Je crois devoir d’abord vous faire connaître M. de Saint-Hyacinthe. Il était entré fort jeune dans le régiment Royal ; ayant été fait prisonnier à la bataille d’Hochstet, il fut mené en Hollande, où, ayant fait connaissance avec plusieurs gens d’esprit, il prit la résolution de renoncer à la profession militaire pour s’appliquer entièrement aux belles-lettres et à la philosophie.

C’était précisément dans le temps qu’il y avait à Paris une dispute très-animée sur la comparaison des anciens avec les modernes. Les partisans de l’antiquité prêtaient au ridicule par leur exagération en faveur de ceux à qui ils donnaient la préférence, et par le peu de justice qu’ils rendaient aux bons écrivains de notre siècle. Cette partialité fut l’occasion du livre intitulé le Chef-d’œuvre d’un Inconnu, par Mathanasius[1], que M. de Saint-Hyacinthe fit imprimer en Hollande.
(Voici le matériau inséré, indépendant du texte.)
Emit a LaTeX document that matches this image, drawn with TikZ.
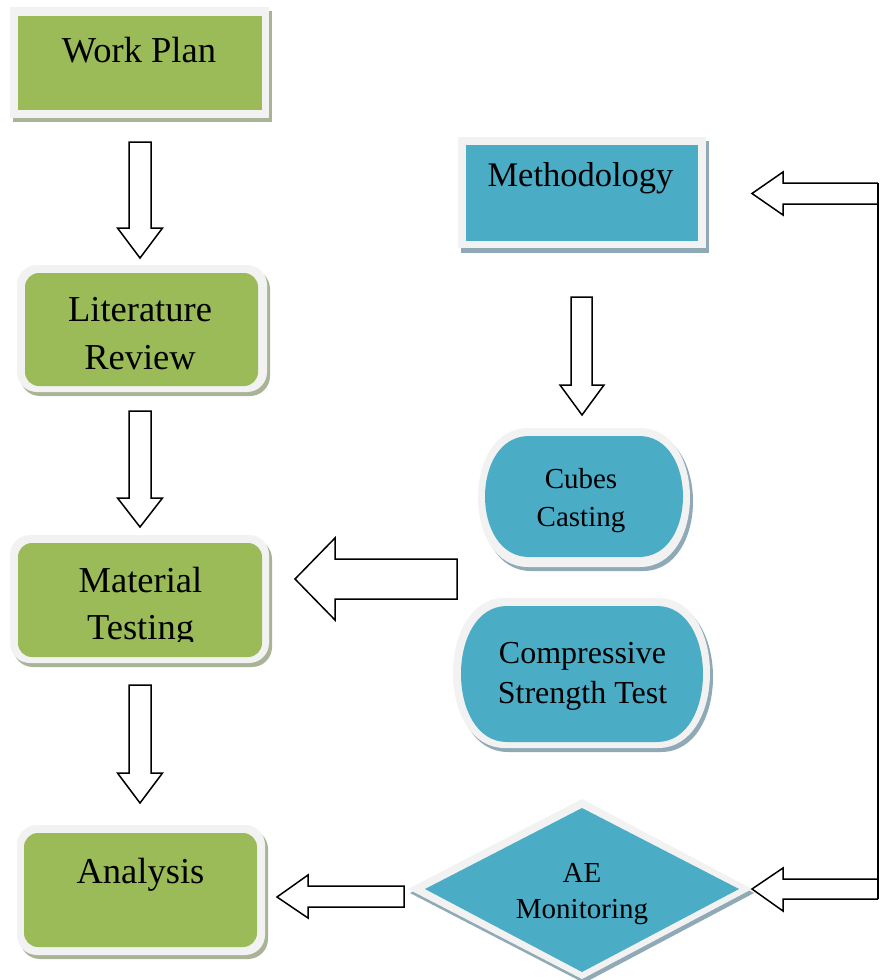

Ce joli ouvrage eut le plus grand succès : Paris en fut enthousiasmé pendant quelque temps, et on le lisait avec d’autant plus de plaisir qu’outre que les commentateurs passionnés des anciens y étaient tournés dans le plus grand ridicule, par l’imitation parfaite que l’auteur avait faite de leur méthode dans l’explication des écrivains de l’antiquité, on y trouvait quelques traits assez plaisants qui avaient rapport aux jésuites et à la bulle Unigenitus, qui causait pour lors les plus grandes disputes, et qui souffrait beaucoup de contradiction.

Ce fut dans ce moment que M. de Saint-Hyacinthe quitta la Hollande pour venir à Paris : il y fut accueilli de la manière la plus agréable ; les gens d’esprit étaient empressés de voir un homme qui leur avait procuré beaucoup de plaisir.

Son ouvrage était entre les mains de tout le monde : on en avait retenu divers traits, qu’on se plaisait à répéter. Il fit connaissance avec M. de Voltaire, qui commençait déjà cette carrière brillante dont il n’y a point d’exemple dans notre histoire littéraire. On représentait alors Œdipe, où tout Paris accourait. Je me souviens que M. de Saint-Hyacinthe, se trouvant à une de ces nombreuses représentations près de l’auteur, lui dit, en lui montrant la multitude des spectateurs : « Voilà un éloge bien complet de votre tragédie ; » à quoi M. de Voltaire répondit très-honnêtement : « Votre suffrage, monsieur, me flatte plus que celui de toute cette assemblée. »

  1. La première édition est de 1714, un vol. in-12. P.-X. Leschevin a donné une neuvième édition, Paris, 1807, deux volumes petit in-8o.